Nights in White Satin: The Trip was a theme park ride located at Hard Rock Park (later Freestyle Music Park) in Myrtle Beach, South Carolina, and was based on the song "Nights in White Satin" by The Moody Blues. It was a dark ride that incorporated visual effects, digital CGI, and special effects installed by Attraction Design Services; it utilized sights, sounds, and smells. The attraction was developed by Sally Corporation and Jon Binkowski of Hard Rock Park. In early 2009, as a part of Hard Rock Park's new management, the ride was redesigned to fit a more family oriented theme, and renamed "Monstars of Rock".

==The ride==
20 cars from ETF Ride Systems of the Netherlands accommodated 1,200 people per hour over 718 ft of track and past 14 scenes, many using black lights and various psychedelic imagery. The Moody Blues recorded a new version of the song "Nights in White Satin" for the attraction, timed to match the length of the ride.

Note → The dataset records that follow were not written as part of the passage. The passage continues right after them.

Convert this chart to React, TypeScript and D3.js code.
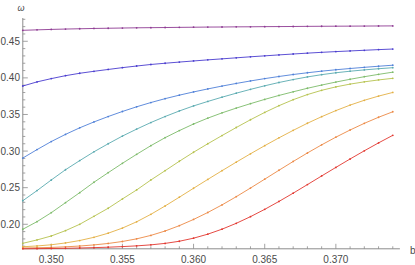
import * as d3 from 'd3';

// b grid (x) and ω values for each curve
const bValues = [
  0.348, 0.349, 0.350, 0.351, 0.352, 0.353, 0.354, 0.355, 0.356, 0.357,
  0.358, 0.359, 0.360, 0.361, 0.362, 0.363, 0.364, 0.365, 0.366, 0.367,
  0.368, 0.369, 0.370, 0.371, 0.372, 0.373, 0.374,
];

const omegaPurple = [
  0.4650, 0.4656, 0.4662, 0.4667, 0.4671, 0.4675, 0.4678, 0.4681, 0.4684, 0.4686,
  0.4688, 0.4690, 0.4692, 0.4694, 0.4695, 0.4697, 0.4698, 0.4700, 0.4701, 0.4702,
  0.4704, 0.4705, 0.4706, 0.4707, 0.4708, 0.4709, 0.4710,
];
const omegaViolet = [
  0.3889, 0.3945, 0.3990, 0.4030, 0.4063, 0.4090, 0.4115, 0.4140, 0.4162, 0.4183,
  0.4200, 0.4216, 0.4231, 0.4246, 0.4260, 0.4274, 0.4288, 0.4301, 0.4314, 0.4326,
  0.4338, 0.4349, 0.4359, 0.4368, 0.4377, 0.4386, 0.4394,
];
const omegaBlue = [
  0.2905, 0.3020, 0.3130, 0.3228, 0.3318, 0.3398, 0.3472, 0.3541, 0.3605, 0.3663,
  0.3716, 0.3764, 0.3808, 0.3849, 0.3888, 0.3924, 0.3958, 0.3990, 0.4019, 0.4046,
  0.4070, 0.4092, 0.4111, 0.4128, 0.4144, 0.4159, 0.4173,
];
const omegaTeal = [
  0.2322, 0.2460, 0.2605, 0.2745, 0.2870, 0.2990, 0.3100, 0.3205, 0.3300, 0.3390,
  0.3472, 0.3548, 0.3617, 0.3678, 0.3736, 0.3791, 0.3843, 0.3892, 0.3937, 0.3977,
  0.4013, 0.4044, 0.4070, 0.4091, 0.4109, 0.4125, 0.4139,
];
const omegaGreen = [
  0.1932, 0.2036, 0.2158, 0.2295, 0.2432, 0.2574, 0.2705, 0.2833, 0.2956, 0.3074,
  0.3183, 0.3280, 0.3370, 0.3450, 0.3522, 0.3587, 0.3648, 0.3706, 0.3760, 0.3810,
  0.3858, 0.3902, 0.3943, 0.3981, 0.4016, 0.4048, 0.4078,
];
const omegaLime = [
  0.1740, 0.1786, 0.1840, 0.1913, 0.2000, 0.2109, 0.2219, 0.2346, 0.2469, 0.2605,
  0.2732, 0.2861, 0.2984, 0.3100, 0.3212, 0.3322, 0.3428, 0.3528, 0.3620, 0.3702,
  0.3772, 0.3830, 0.3877, 0.3915, 0.3946, 0.3972, 0.3994,
];
const omegaGold = [
  0.1693, 0.1704, 0.1720, 0.1745, 0.1778, 0.1822, 0.1878, 0.1948, 0.2034, 0.2136,
  0.2250, 0.2370, 0.2492, 0.2613, 0.2732, 0.2849, 0.2963, 0.3074, 0.3181, 0.3283,
  0.3380, 0.3470, 0.3553, 0.3628, 0.3694, 0.3751, 0.3801,
];
const omegaOrange = [
  0.1676, 0.1679, 0.1684, 0.1692, 0.1703, 0.1718, 0.1738, 0.1765, 0.1801, 0.1848,
  0.1908, 0.1981, 0.2066, 0.2161, 0.2265, 0.2377, 0.2495, 0.2616, 0.2738, 0.2858,
  0.2974, 0.3085, 0.3190, 0.3288, 0.3379, 0.3462, 0.3537,
];
const omegaRed = [
  0.1665, 0.1667, 0.1669, 0.1672, 0.1676, 0.1681, 0.1687, 0.1695, 0.1705, 0.1719,
  0.1739, 0.1768, 0.1810, 0.1865, 0.1933, 0.2013, 0.2104, 0.2204, 0.2312, 0.2425,
  0.2542, 0.2660, 0.2777, 0.2892, 0.3004, 0.3112, 0.3215,
];

const seriesList = [
  omegaPurple, omegaViolet, omegaBlue, omegaTeal, omegaGreen,
  omegaLime, omegaGold, omegaOrange, omegaRed,
];
const seriesColors = [
  '#8e3b93', '#4a3ccf', '#4f80d8', '#5aaab0', '#7dbb6a',
  '#b6c24e', '#e3b045', '#ec8945', '#e2372f',
];

const xMajorTicks = [0.350, 0.355, 0.360, 0.365, 0.370];
const yMajorTicks = [0.20, 0.25, 0.30, 0.35, 0.40, 0.45];

const W = 415;
const H = 265;

export default function App() {
  const x = d3.scaleLinear().domain([0.348, 0.3745]).range([22.8, 399.9]);
  const y = d3.scaleLinear().domain([0.1665, 0.4818]).range([248.8, 18]);

  const line = d3.line<number>()
    .x((_, i) => x(bValues[i]))
    .y(d => y(d));

  const xMinor = d3.range(349, 375).map(k => k / 1000);
  const yMinor = d3.range(17, 49).map(k => k / 100);
  const axisColor = '#8c8c8c';
  const labelColor = '#4a4a4a';
  const font = 'Liberation Sans, Arial, sans-serif';

  return (
    <svg width={W} height={H} style={{ position: 'absolute', left: 0, top: 0, background: '#fff' }}>
      {/* axes */}
      <line x1={x(0.348)} x2={x(0.3745)} y1={y(0.1665)} y2={y(0.1665)} stroke={axisColor} strokeWidth={1} />
      <line x1={x(0.348)} x2={x(0.348)} y1={y(0.1665)} y2={y(0.4818)} stroke={axisColor} strokeWidth={1} />

      {xMinor.map(t => {
        const major = xMajorTicks.some(m => Math.abs(m - t) < 1e-9);
        return (
          <line key={'xt' + t} x1={x(t)} x2={x(t)} y1={y(0.1665)} y2={y(0.1665) - (major ? 5 : 2.5)}
            stroke={axisColor} strokeWidth={0.8} />
        );
      })}
      {yMinor.map(t => {
        const major = yMajorTicks.some(m => Math.abs(m - t) < 1e-9);
        return (
          <line key={'yt' + t} x1={x(0.348)} x2={x(0.348) + (major ? 5 : 2.5)} y1={y(t)} y2={y(t)}
            stroke={axisColor} strokeWidth={0.8} />
        );
      })}

      {xMajorTicks.map(t => (
        <text key={'xl' + t} x={x(t)} y={263} textAnchor="middle" fontSize={10}
          fontFamily={font} fill={labelColor}>{t.toFixed(3)}</text>
      ))}
      {yMajorTicks.map(t => (
        <text key={'yl' + t} x={20} y={y(t) + 3.5} textAnchor="end" fontSize={10}
          fontFamily={font} fill={labelColor}>{t.toFixed(2)}</text>
      ))}

      <text x={21} y={11} textAnchor="middle" fontSize={9} fontStyle="italic"
        fontFamily={font} fill={labelColor}>ω</text>
      <text x={410} y={253.5} fontSize={10} fontFamily={font} fill={labelColor}>b</text>

      {/* curves */}
      {seriesList.map((s, k) => (
        <g key={'s' + k}>
          <path d={line(s) || ''} fill="none" stroke={seriesColors[k]} strokeWidth={0.9} />
          {s.map((v, i) => (
            <circle key={i} cx={x(bValues[i])} cy={y(v)} r={0.9} fill={seriesColors[k]} />
          ))}
        </g>
      ))}
    </svg>
  );
}
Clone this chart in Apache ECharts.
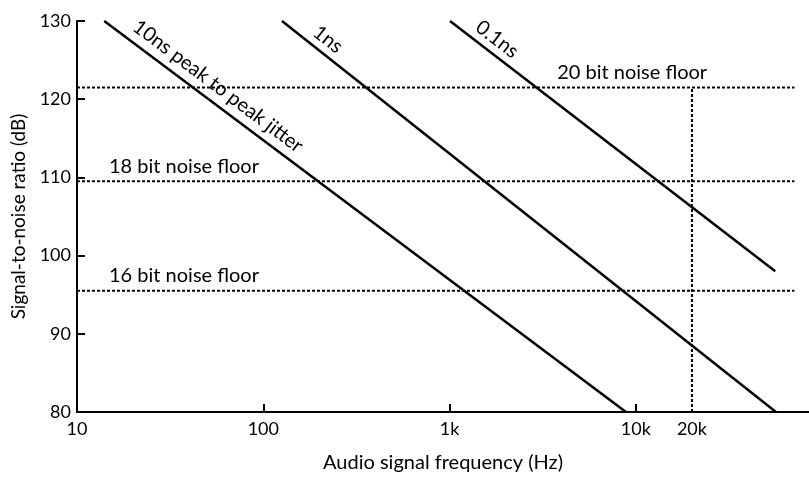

The ride was 4 minutes and 45 seconds in duration.

The high-fidelity sound system found in each car was provided by JL Audio and a custom-designed 24-volt amplifier system. The fidelity of this system is considered to be quintessential to the experience and was a major point in the design of the attraction. “The biggest challenge was providing good on-board audio,” confirms Binkowski.